In 1990, France began pressuring Eyadéma to adopt a multiparty system, but he resisted. The following year, following riots, strikes and the deaths of pro-democracy protestors, 28 bodies were dragged from a lagoon and dumped in front of the US embassy, drawing attention to the repression in Togo.

Eyadéma finally agreed to a conference, where delegates stripped him of his powers and installed an interim government. However, Eyadéma-supporting troops later attacked the new president’s residence and reinstalled Eyadéma.

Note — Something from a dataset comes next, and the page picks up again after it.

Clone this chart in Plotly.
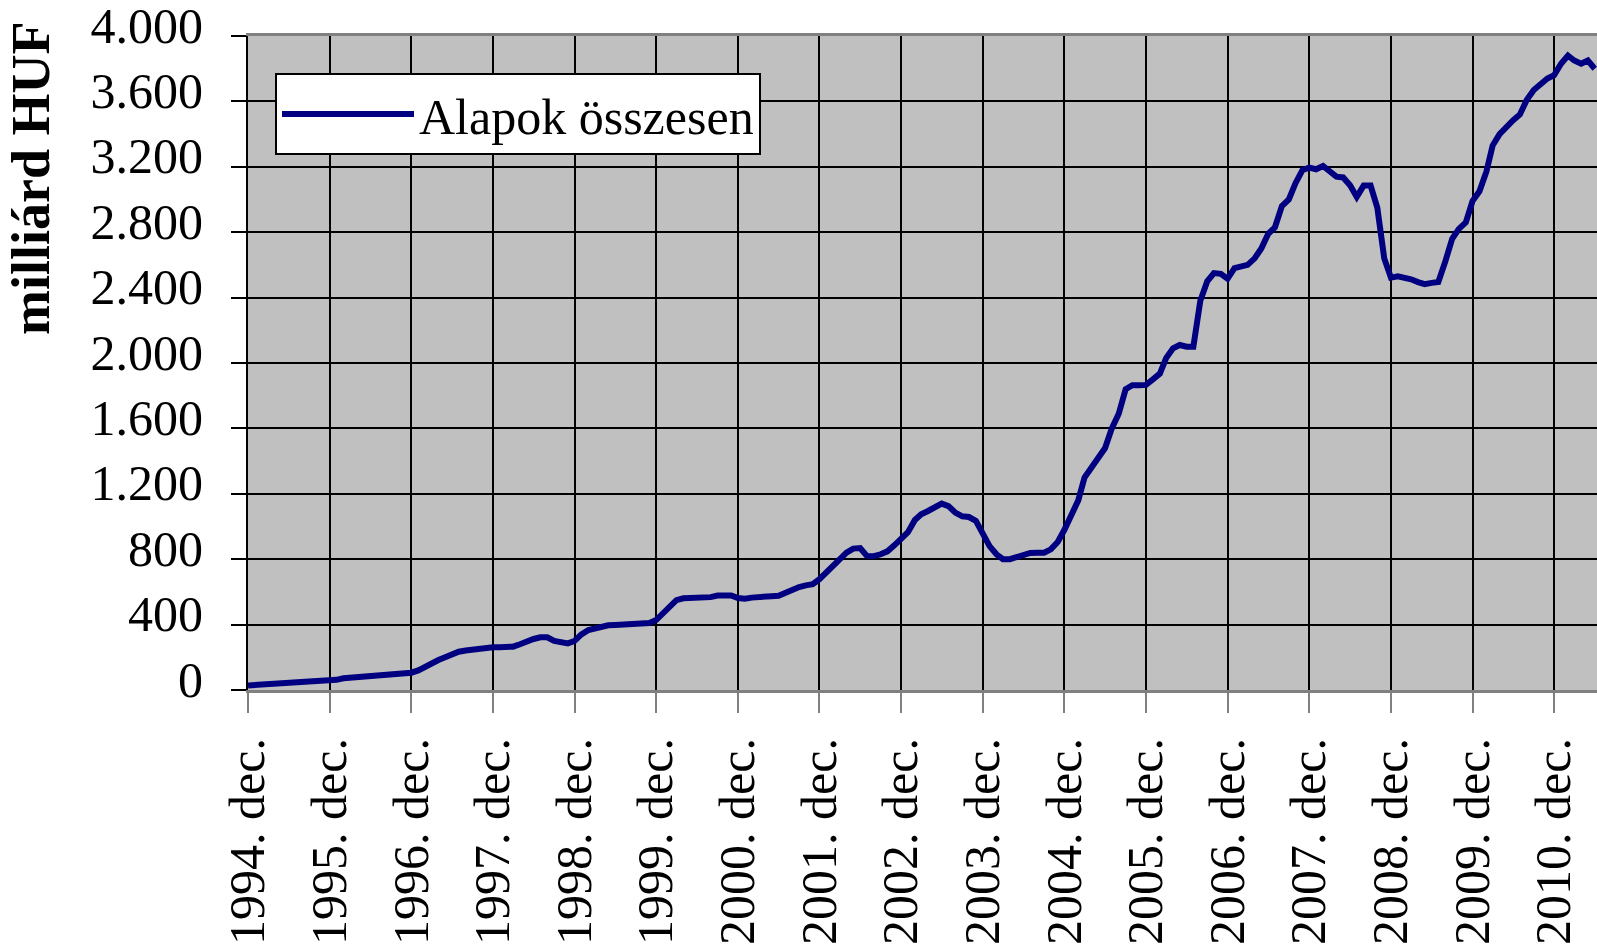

Eyadéma now postponed the planned elections, prompting economy-paralysing strikes and violence, in which some 250, 000 southerners fled the country. The president schemed and triumphed his way through elections throughout the 1990s – elections typically marred by international criticism, opposition boycotts and the killing of rival politicians

Togo today

International pressure on Eyadéma increased at the same rate as aid packages dried up. He consistently reneged on promises to the international community and, in 2003, changed the constitution to enable him to seek a third term.

Following Eyadéma’s death in 2005, his son, Faure Gnassingbé, seized power in a military coup, then triumphed in rigged elections. Some 500 rioters were killed in Lomé, and some 40, 000 refugees fled Togo.

Gnassingbé is now working with opposition leaders, and the Togolese populace accept that that he is an improvement on his father and are willing to listen to his ideas.